Figure scripts
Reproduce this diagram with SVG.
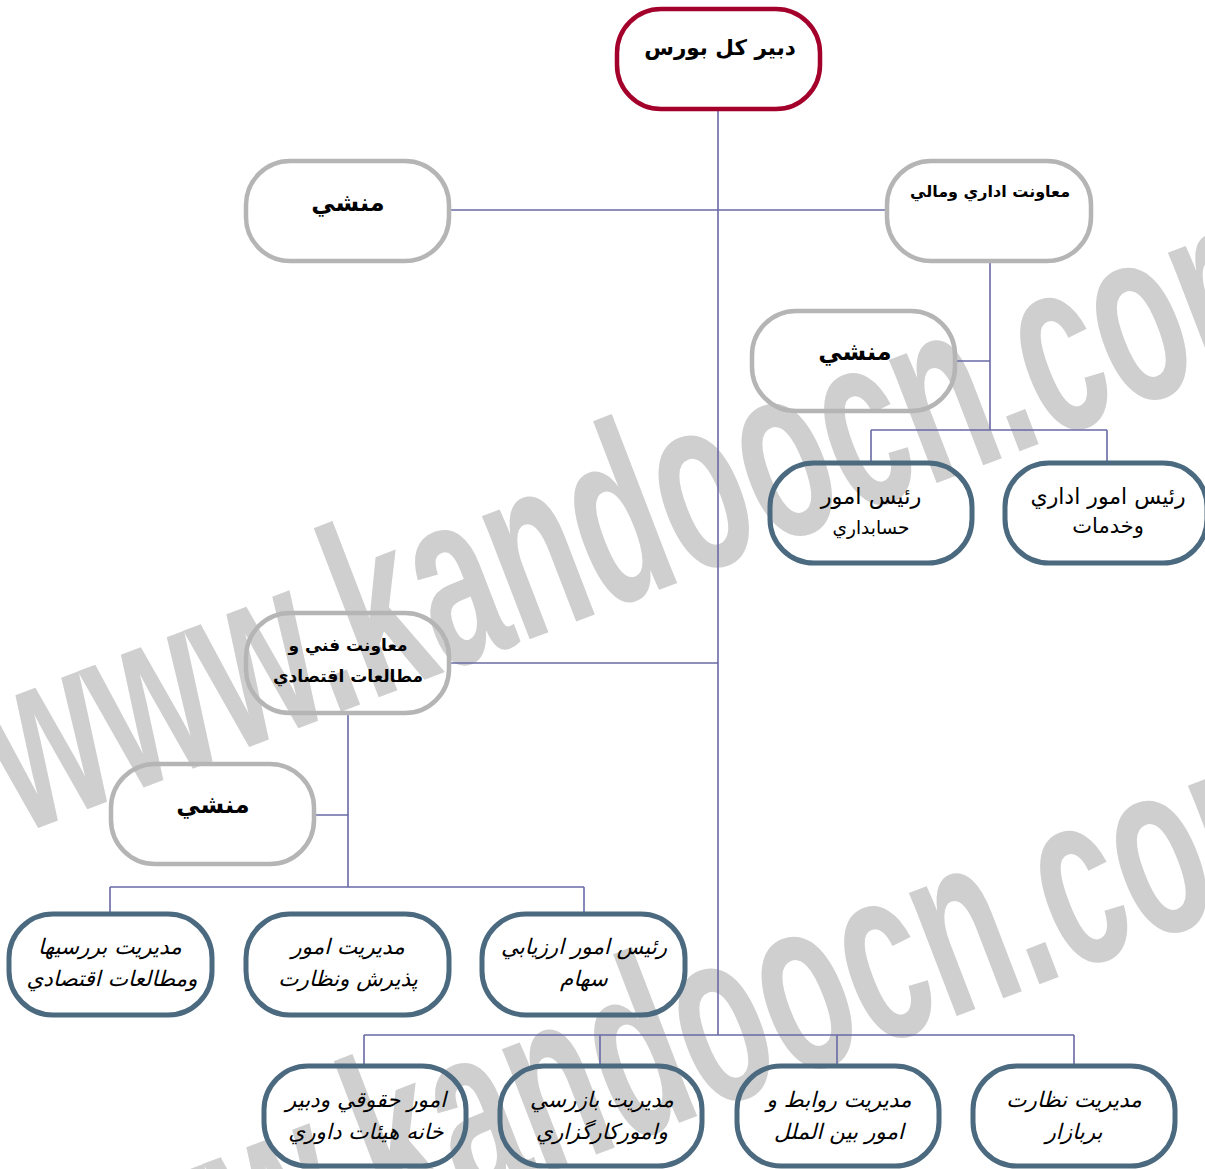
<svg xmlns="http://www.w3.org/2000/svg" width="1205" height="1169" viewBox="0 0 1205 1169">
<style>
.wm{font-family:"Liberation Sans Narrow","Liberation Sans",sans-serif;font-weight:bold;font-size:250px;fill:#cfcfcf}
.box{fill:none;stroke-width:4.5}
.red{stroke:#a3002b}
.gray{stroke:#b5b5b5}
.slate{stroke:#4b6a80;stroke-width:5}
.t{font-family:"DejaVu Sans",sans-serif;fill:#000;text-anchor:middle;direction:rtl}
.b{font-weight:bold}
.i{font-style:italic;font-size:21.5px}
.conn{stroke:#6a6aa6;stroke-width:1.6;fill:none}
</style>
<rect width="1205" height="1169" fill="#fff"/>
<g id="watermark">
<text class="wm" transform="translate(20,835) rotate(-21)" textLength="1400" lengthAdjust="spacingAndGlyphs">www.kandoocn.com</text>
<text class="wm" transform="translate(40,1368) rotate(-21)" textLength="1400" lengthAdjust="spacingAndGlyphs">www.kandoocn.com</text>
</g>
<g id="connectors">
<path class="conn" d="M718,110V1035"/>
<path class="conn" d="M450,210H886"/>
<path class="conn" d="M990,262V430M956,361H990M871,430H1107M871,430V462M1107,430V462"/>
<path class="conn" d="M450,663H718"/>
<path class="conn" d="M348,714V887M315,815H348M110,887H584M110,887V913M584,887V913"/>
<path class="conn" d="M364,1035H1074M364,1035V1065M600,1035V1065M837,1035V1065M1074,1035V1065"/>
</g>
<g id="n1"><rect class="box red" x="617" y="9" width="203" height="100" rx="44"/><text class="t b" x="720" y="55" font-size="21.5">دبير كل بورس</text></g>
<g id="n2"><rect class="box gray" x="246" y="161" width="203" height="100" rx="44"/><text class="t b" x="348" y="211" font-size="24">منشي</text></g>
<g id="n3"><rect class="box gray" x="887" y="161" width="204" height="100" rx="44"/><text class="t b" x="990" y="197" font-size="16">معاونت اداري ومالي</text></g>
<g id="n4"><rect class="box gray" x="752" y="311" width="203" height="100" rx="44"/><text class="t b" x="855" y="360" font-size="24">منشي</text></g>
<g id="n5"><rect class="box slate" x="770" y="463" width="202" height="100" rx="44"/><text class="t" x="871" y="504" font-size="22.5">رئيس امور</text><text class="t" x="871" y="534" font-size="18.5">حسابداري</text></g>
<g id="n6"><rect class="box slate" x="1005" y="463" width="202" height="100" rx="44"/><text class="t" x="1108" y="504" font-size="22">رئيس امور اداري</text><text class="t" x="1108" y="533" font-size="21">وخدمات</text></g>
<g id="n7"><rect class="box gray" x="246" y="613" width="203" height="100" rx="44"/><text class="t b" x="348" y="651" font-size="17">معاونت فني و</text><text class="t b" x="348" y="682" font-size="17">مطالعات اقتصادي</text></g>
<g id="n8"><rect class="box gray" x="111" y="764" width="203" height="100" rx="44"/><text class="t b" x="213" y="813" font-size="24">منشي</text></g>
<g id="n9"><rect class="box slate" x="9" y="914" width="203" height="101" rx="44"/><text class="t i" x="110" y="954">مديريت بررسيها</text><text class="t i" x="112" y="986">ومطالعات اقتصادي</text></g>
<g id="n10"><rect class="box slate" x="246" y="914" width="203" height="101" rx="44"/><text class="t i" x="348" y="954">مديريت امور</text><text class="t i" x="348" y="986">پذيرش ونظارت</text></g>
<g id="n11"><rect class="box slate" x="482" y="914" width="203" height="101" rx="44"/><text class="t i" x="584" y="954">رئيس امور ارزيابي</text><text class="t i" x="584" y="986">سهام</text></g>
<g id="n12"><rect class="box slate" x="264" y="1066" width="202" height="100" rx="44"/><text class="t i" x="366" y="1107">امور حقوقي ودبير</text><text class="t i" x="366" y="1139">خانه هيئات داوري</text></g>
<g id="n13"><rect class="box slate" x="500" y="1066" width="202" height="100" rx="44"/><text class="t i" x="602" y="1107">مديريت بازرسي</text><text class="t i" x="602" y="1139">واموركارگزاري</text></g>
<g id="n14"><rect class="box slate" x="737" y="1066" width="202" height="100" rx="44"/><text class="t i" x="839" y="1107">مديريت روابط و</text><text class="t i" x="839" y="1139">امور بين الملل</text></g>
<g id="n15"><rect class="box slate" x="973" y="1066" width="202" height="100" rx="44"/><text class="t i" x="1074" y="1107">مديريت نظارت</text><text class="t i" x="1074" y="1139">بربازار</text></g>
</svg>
--
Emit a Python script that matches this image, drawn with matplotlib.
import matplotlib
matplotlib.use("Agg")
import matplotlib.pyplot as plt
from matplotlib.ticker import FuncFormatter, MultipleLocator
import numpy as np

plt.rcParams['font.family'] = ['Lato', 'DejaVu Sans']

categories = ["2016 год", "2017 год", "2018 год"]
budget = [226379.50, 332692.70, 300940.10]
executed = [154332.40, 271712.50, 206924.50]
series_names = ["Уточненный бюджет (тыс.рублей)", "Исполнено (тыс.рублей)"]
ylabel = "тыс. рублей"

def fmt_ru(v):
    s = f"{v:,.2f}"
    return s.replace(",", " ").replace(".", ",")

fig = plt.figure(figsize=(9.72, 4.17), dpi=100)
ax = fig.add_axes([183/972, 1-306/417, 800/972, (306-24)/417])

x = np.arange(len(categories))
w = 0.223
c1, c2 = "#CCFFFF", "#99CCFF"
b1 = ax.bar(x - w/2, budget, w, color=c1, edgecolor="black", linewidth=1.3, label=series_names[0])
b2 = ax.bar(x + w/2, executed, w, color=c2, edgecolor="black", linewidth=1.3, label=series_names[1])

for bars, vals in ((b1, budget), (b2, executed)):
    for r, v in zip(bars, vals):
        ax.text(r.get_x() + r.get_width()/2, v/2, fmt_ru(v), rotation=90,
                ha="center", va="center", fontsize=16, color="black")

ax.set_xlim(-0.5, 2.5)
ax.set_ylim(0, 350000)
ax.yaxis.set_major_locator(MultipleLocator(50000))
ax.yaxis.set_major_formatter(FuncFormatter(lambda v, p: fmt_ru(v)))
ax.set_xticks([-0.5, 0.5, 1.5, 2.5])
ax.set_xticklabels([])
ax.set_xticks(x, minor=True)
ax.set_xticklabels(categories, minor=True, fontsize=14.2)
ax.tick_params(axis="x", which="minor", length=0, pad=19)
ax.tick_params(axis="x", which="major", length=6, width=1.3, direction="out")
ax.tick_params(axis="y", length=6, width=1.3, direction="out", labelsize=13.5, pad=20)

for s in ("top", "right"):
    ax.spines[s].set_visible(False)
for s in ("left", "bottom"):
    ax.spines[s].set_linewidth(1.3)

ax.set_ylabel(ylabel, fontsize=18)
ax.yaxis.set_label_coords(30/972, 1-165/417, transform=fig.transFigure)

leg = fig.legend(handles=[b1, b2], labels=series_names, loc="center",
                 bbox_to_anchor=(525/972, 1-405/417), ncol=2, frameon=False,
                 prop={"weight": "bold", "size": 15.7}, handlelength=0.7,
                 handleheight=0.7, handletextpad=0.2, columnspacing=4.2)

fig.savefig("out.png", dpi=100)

* **TASK PROMPT**:
All lines above containing the string "this" are to be collected.

* **SOLUTION TO THE PROBLEM**:
Reproduce this diagram with SVG.
Emit a Python script that matches this image, drawn with matplotlib.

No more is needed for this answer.